* _AIM OF THE EXERCISE_:
Repeat everything from the first line of the listing below through the line that contains "const zeroPos = 375.3;", exactly. Leave out pictures.

* _PROVIDED DATA_:
──────

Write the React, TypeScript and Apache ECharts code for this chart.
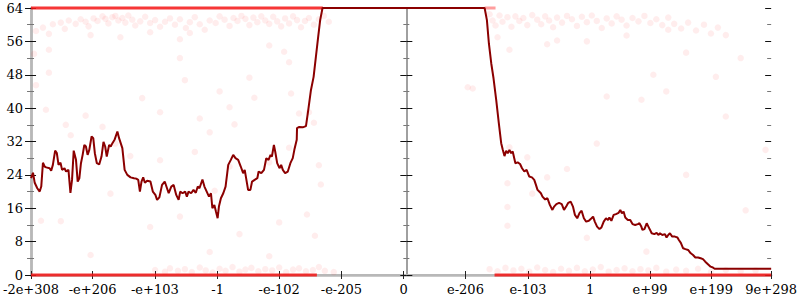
import React, { useEffect, useRef } from "react";
import * as echarts from "echarts";

// x is an ordinal position along the axis (0 = -2e+308 ... 745.7 = 9e+298)
const xTickPos = [0, 62, 124.7, 188, 250, 312.7, 375.3, 437.7, 500.7, 563.3, 623.7, 685.3, 745.7];
const xTickLabels = ["-2e+308", "-e+206", "-e+103", "-1", "-e-102", "-e-205", "0", "e-206", "e-103", "1", "e+99", "e+199", "9e+298"];
const zeroPos = 375.3;

const errorLine: [number, number][] = [
  [0, 23.2], [2, 24.5], [3.7, 22.1], [6.3, 20.8], [8.7, 20.0], [10.3, 21.2], [12, 26.9], [13.7, 26.0], [15.3, 25.8], [18.7, 25.6],
  [20.3, 25.0], [22, 26.4], [24.3, 29.8], [26, 29.2], [27.7, 26.4], [29.7, 26.9], [31.3, 25.2], [33.7, 25.6], [35.3, 24.8], [37.7, 25.2],
  [39.7, 19.7], [41.3, 22.8], [43, 29.8], [45.3, 27.6], [47, 22.4], [48.7, 23.2], [50.3, 26.8], [52, 28.8], [53.7, 31.2], [55.3, 30.8],
  [57, 28.8], [58.7, 30.0], [61, 33.2], [62.7, 32.8], [64.3, 29.2], [66.3, 26.8], [68.7, 26.5], [71, 28.4], [73, 31.9], [74.7, 30.8],
  [76.3, 28.4], [78.7, 31.2], [80.3, 30.8], [82, 31.6], [84.3, 32.5], [87, 34.4], [88.7, 32.8], [92, 30.4], [94.3, 25.2], [97, 24.0],
  [100.3, 23.4], [103.7, 23.2], [106, 23.1], [108, 22.8], [109.7, 20.0], [111.3, 22.4], [113, 23.4], [114.7, 22.1], [117, 22.6], [120.3, 22.4],
  [122.7, 20.0], [125.3, 19.2], [127, 18.0], [129.3, 18.6], [132, 21.6], [134.7, 22.4], [137, 20.8], [138.7, 19.6], [141.3, 21.2], [143.7, 21.6],
  [146.3, 19.2], [148.7, 18.0], [150.3, 20.0], [152.7, 19.6], [155.3, 20.0], [157, 18.8], [158.7, 20.0], [161.3, 19.6], [163.7, 20.4], [166, 19.7],
  [168, 21.2], [169.7, 20.8], [172.7, 22.9], [174.7, 21.2], [177, 20.0], [179.3, 18.8], [181.3, 19.6], [182.7, 16.0], [184.7, 16.8], [186.3, 15.2],
  [188, 13.6], [189.3, 16.4], [191.3, 18.4], [193.7, 19.6], [196, 21.2], [198.7, 26.4], [201.3, 27.6], [203.7, 28.8], [206, 28.0], [208.7, 27.6],
  [211.3, 26.0], [213.7, 24.4], [215.3, 25.2], [217, 22.8], [218.7, 20.4], [221, 20.4], [222.7, 22.4], [225.3, 22.8], [228, 23.2], [229.3, 24.8],
  [232, 24.4], [234.7, 25.2], [237, 28.0], [239.3, 27.6], [241.3, 28.8], [242.7, 28.4], [244.7, 31.2], [246, 29.6], [248, 26.8], [250.3, 25.6],
  [252, 26.4], [253.7, 25.2], [256, 24.4], [258.7, 24.8], [261.3, 26.8], [263.7, 28.0], [265.3, 30.0], [267.7, 32.4], [268, 35.2], [270.3, 35.5],
  [273.7, 35.4], [277, 35.7], [279.3, 39.5], [282, 44.3], [284.7, 47.5], [287, 52.3], [289.3, 57.1], [291.3, 61.1], [293.7, 64],
  [457, 64], [459.3, 61.1], [461.3, 55.5], [463.7, 50.7], [466, 47.1], [468.7, 41.9], [471.3, 36.4], [473.7, 31.6], [475.3, 30.0], [477, 28.5],
  [478.7, 29.8], [480.3, 29.2], [482, 30.0], [483.7, 29.2], [485.3, 29.6], [488, 26.8], [490.3, 27.0], [492.7, 26.6], [494.7, 25.6], [497, 24.8],
  [499.3, 25.2], [502, 23.6], [504.7, 23.4], [507, 22.8], [508.7, 21.6], [510.3, 20.4], [512, 20.0], [513.7, 19.6], [515.3, 18.8], [518, 18.1],
  [520.3, 18.4], [522.7, 16.8], [525.3, 15.6], [527, 16.4], [529.3, 17.0], [532, 17.3], [534.7, 17.0], [537, 15.6], [539.3, 16.5], [541.3, 17.3],
  [543.7, 17.6], [546, 16.4], [548, 14.4], [550.3, 13.6], [552.7, 14.9], [554.7, 15.4], [557, 13.6], [559.3, 12.8], [562, 13.0], [564.7, 13.6],
  [566.3, 14.0], [568, 12.8], [570.3, 11.6], [572.7, 11.0], [574.7, 11.4], [577, 12.8], [579.3, 13.6], [581.3, 13.2], [582.7, 13.8], [584.7, 13.0],
  [587, 14.4], [589.3, 14.6], [592, 14.9], [593.7, 15.6], [595.3, 14.8], [597, 15.2], [598.7, 13.8], [601.3, 13.2], [603.7, 13.2], [606, 12.2],
  [608.7, 12.0], [611.3, 12.2], [613, 12.4], [614.7, 11.7], [616, 10.8], [618, 11.0], [620.3, 12.4], [622, 11.6], [623.7, 10.8], [625.3, 10.0],
  [628, 9.8], [630.3, 10.1], [632, 9.6], [633.7, 10.0], [636, 9.6], [638.7, 9.8], [640.3, 9.0], [642, 9.6], [643.7, 10.0], [646, 9.2],
  [648.7, 9.2], [651.3, 9.0], [652.7, 8.4], [654.7, 7.7], [657, 6.4], [659.3, 6.2], [662, 6.0], [664.7, 5.2], [667, 4.8], [669.3, 4.2],
  [672, 4.2], [674.7, 4.0], [677, 3.8], [679.3, 3.2], [682, 2.6], [684.7, 2.0], [687, 1.8], [688.7, 1.5], [745.7, 1.5],
];

// faint sample points (error of individual inputs)
const pointsTopLeft: [number, number][] = [
  [5, 58.5], [12, 59.3], [18, 57.8], [22, 60.1], [30, 60.5], [34, 59.0], [38, 61.0], [45, 60.2], [50, 61.3], [55, 60.7],
  [58, 59.6], [63, 61.5], [67, 60.9], [72, 62.0], [75, 61.4], [78, 60.3], [82, 61.8], [85, 62.1], [88, 61.0], [92, 61.6],
  [95, 60.5], [98, 62.2], [102, 61.2], [105, 59.8], [110, 60.8], [115, 61.9], [120, 60.4], [125, 61.1], [130, 59.5], [135, 60.7],
  [140, 61.5], [145, 60.0], [150, 61.3], [156, 59.2], [160, 60.6], [165, 61.8], [170, 60.1], [175, 58.8], [180, 61.0], [186, 60.4],
  [190, 62.0], [195, 61.2], [200, 59.7], [204, 61.6], [208, 60.9], [212, 62.1], [216, 61.4], [220, 59.9], [224, 61.7], [228, 60.6],
  [232, 62.0], [236, 61.0], [240, 60.2], [244, 61.9], [248, 60.8], [252, 59.6], [256, 61.5], [260, 60.3], [264, 62.0], [268, 61.1],
  [272, 59.4], [276, 60.9], [280, 61.6], [285, 60.0], [290, 61.3], [295, 62.1], [300, 60.7],
  [18, 54], [90, 57], [150, 56.5], [240, 55], [255, 53.5], [160, 58], [60, 57.5], [120, 58.2],
];
const pointsTopRight: [number, number][] = [
  [462, 62.5], [465, 61.0], [468, 59.8], [472, 62.2], [475, 60.7], [480, 61.8], [484, 59.5], [488, 62.0], [492, 60.9], [496, 61.6],
  [500, 59.9], [505, 62.3], [510, 61.2], [514, 60.1], [518, 62.0], [522, 61.0], [526, 59.4], [530, 61.7], [535, 60.5], [540, 62.1],
  [545, 61.3], [550, 59.7], [555, 61.9], [560, 60.6], [565, 62.2], [570, 60.9], [575, 59.2], [580, 61.5], [585, 60.3], [590, 62.0],
  [595, 61.2], [600, 59.8], [606, 61.6], [612, 60.8], [618, 62.1], [624, 60.4], [630, 61.3], [636, 59.9], [642, 61.7], [648, 60.2],
  [655, 59.1], [662, 60.5], [670, 58.6], [678, 60.0], [685, 57.9], [692, 59.3],
  [470, 57], [530, 56.2], [600, 57.4], [642, 58.8], [482, 54], [700, 57.5], [560, 56], [520, 55.3],
];
const pointsMiddle: [number, number][] = [
  [3, 53], [5, 45.5], [15, 39.6], [18, 48.5], [35, 36], [40, 33.5], [55, 38.2], [72, 35.5], [85, 31.5], [112, 42.4],
  [150, 52], [155, 46.7], [130, 39], [170, 37.5], [180, 34.2], [165, 29.5], [190, 44], [200, 40.2], [205, 36.1], [220, 47.3],
  [225, 42.5], [260, 51], [262, 43.5], [270, 38.7], [280, 39], [285, 36.5], [290, 26.3], [292, 21.7], [286, 9.4], [180, 5.5],
  [240, 27], [260, 30.5], [278, 14.5], [250, 12.6], [210, 9.8], [150, 14], [120, 11.5], [100, 28.5], [30, 12.9], [10, 13],
  [60, 4.8], [185, 20.2], [240, 4.5], [80, 19.5], [200, 26], [130, 27.5],
  [440, 45], [445, 44.7], [480, 16.3], [482, 30.6], [500, 28.2], [480, 22], [505, 19.5], [570, 31.5], [580, 42.8], [615, 42],
  [627, 48], [640, 44], [660, 53.3], [690, 47.5], [715, 52], [700, 38], [660, 24], [540, 25.4], [520, 23.4], [740, 30],
  [720, 15.5], [480, 11.8], [560, 8.9], [620, 5.6],
];
const pointsBottom: [number, number][] = [
  [125, 1.2], [135, 0.8], [140, 1.6], [148, 1.0], [155, 1.4], [162, 0.7], [170, 1.8], [176, 1.1], [183, 0.6], [190, 1.5],
  [196, 1.0], [203, 1.9], [210, 0.8], [216, 1.3], [222, 1.7], [229, 0.9], [236, 1.4], [243, 1.1], [250, 1.8], [257, 0.7],
  [264, 1.3], [270, 1.6], [277, 0.9], [284, 1.2], [290, 1.9], [296, 1.0], [305, 0.7],
  [462, 1.4], [470, 0.9], [478, 1.7], [486, 1.1], [494, 1.5], [502, 0.8], [510, 1.8], [518, 1.2], [526, 0.7], [534, 1.5],
  [542, 1.0], [550, 1.7], [558, 0.9], [566, 1.3], [574, 1.9], [582, 0.8], [590, 1.2], [598, 1.6], [606, 0.9], [614, 1.4],
  [622, 1.1], [630, 1.7], [640, 0.8], [650, 1.3], [660, 1.0], [672, 1.5], [685, 0.7], [700, 1.2], [715, 0.9], [730, 1.1],
];
// dense runs of samples sitting exactly on 0 or 64 bits of error
const bandTopLeft: [number, number][] = [[0, 64], [294, 64]];
const bandTopRight: [number, number][] = [[457, 64], [468, 64]];
const bandBottomLeft: [number, number][] = [[0, 0], [288, 0]];
const bandBottomRight: [number, number][] = [[467, 0], [745.7, 0]];

const FONT = "DejaVu Serif";
const AXIS_GRAY = "#b8b8b8";

function yAx(extra: any) {
  return {
    type: "value",
    min: 0,
    max: 64,
    interval: 8,
    splitLine: { show: false },
    axisLabel: { show: false },
    axisLine: { show: true, lineStyle: { color: AXIS_GRAY, width: 2.5 } },
    axisTick: { show: true, length: 6, lineStyle: { color: "#111", width: 1 } },
    minorTick: { show: true, splitNumber: 2, length: 4, lineStyle: { color: "#777", width: 1 } },
    ...extra,
  };
}

export default function App() {
  const ref = useRef<HTMLDivElement>(null);
  useEffect(() => {
    if (!ref.current) return;
    const chart = echarts.init(ref.current, null, { renderer: "svg" });
    const nearestLabel = (v: number) => {
      let best = 0;
      for (let i = 1; i < xTickPos.length; i++) {
        if (Math.abs(xTickPos[i] - v) < Math.abs(xTickPos[best] - v)) best = i;
      }
      return xTickLabels[best];
    };
    const xBase = {
      type: "value",
      min: 0,
      max: 745.7,
      splitLine: { show: false },
    };
    chart.setOption({
      animation: false,
      backgroundColor: "#fff",
      grid: { left: 28, right: 26.3, top: 8, bottom: 25 },
      xAxis: [
        {
          ...xBase,
          position: "bottom",
          axisLine: { show: true, lineStyle: { color: AXIS_GRAY, width: 2.5 } },
          axisTick: { show: true, length: 4, customValues: xTickPos, lineStyle: { color: "#222" } },
          axisLabel: {
            show: true,
            customValues: xTickPos,
            formatter: (v: number) => nearestLabel(v),
            fontFamily: FONT,
            fontSize: 13,
            color: "#000",
            margin: 8,
          },
        },
        {
          ...xBase,
          position: "bottom",
          axisLine: { show: false },
          axisTick: { show: true, inside: true, length: 4, customValues: xTickPos, lineStyle: { color: "#222" } },
          axisLabel: { show: false },
        },
        {
          ...xBase,
          position: "top",
          axisLine: { show: true, lineStyle: { color: AXIS_GRAY, width: 2 } },
          axisTick: { show: false },
          axisLabel: { show: false },
        },
      ],
      yAxis: [
        yAx({
          position: "left",
          axisLabel: { show: true, fontFamily: FONT, fontSize: 13, color: "#000", margin: 8 },
        }),
        yAx({ position: "left", axisLine: { show: false }, axisTick: { show: true, inside: true, length: 3, lineStyle: { color: "#111" } }, minorTick: { show: true, splitNumber: 2, length: 2, lineStyle: { color: "#777" } } }),
        yAx({ position: "right", axisTick: { show: true, length: 5, lineStyle: { color: "#111" } }, minorTick: { show: true, splitNumber: 2, length: 3, lineStyle: { color: "#777" } } }),
        yAx({ position: "right", axisLine: { show: false }, axisTick: { show: true, inside: true, length: 6, lineStyle: { color: "#111" } }, minorTick: { show: true, splitNumber: 2, length: 4, lineStyle: { color: "#777" } } }),
        yAx({ position: "left", offset: -zeroPos, axisLine: { show: true, lineStyle: { color: "#808080", width: 1.5 } }, axisTick: { show: true, length: 6, lineStyle: { color: "#111" } }, minorTick: { show: true, splitNumber: 2, length: 3, lineStyle: { color: "#777" } } }),
        yAx({ position: "left", offset: -zeroPos, axisLine: { show: false }, axisTick: { show: true, inside: true, length: 6, lineStyle: { color: "#111" } }, minorTick: { show: true, splitNumber: 2, length: 3, lineStyle: { color: "#777" } } }),
      ],
      series: [
        {
          type: "scatter",
          name: "samples",
          data: [...pointsTopLeft, ...pointsTopRight, ...pointsMiddle, ...pointsBottom],
          symbol: "circle",
          symbolSize: 6.5,
          itemStyle: { color: "rgba(255,0,0,0.09)" },
          silent: true,
          z: 3,
        },
        ...[bandTopLeft, bandTopRight, bandBottomLeft, bandBottomRight].map((d, i) => ({
          type: "line",
          name: "band" + i,
          data: d,
          symbol: "none",
          clip: false,
          lineStyle: { color: i === 1 ? "rgba(255,40,40,0.45)" : "rgba(245,20,20,0.85)", width: 3 },
          z: 4,
        })),
        {
          type: "line",
          name: "error",
          data: errorLine,
          symbol: "none",
          clip: false,
          lineStyle: { color: "#8b0000", width: 2 },
          z: 5,
        },
      ],
    });
    return () => chart.dispose();
  }, []);
  return <div ref={ref} style={{ position: "fixed", left: 0, top: 0, width: 800, height: 300 }} />;
}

──────

* _RESULT OF THE EXERCISE_:
Write the React, TypeScript and Apache ECharts code for this chart.
import React, { useEffect, useRef } from "react";
import * as echarts from "echarts";

// x is an ordinal position along the axis (0 = -2e+308 ... 745.7 = 9e+298)
const xTickPos = [0, 62, 124.7, 188, 250, 312.7, 375.3, 437.7, 500.7, 563.3, 623.7, 685.3, 745.7];
const xTickLabels = ["-2e+308", "-e+206", "-e+103", "-1", "-e-102", "-e-205", "0", "e-206", "e-103", "1", "e+99", "e+199", "9e+298"];
const zeroPos = 375.3;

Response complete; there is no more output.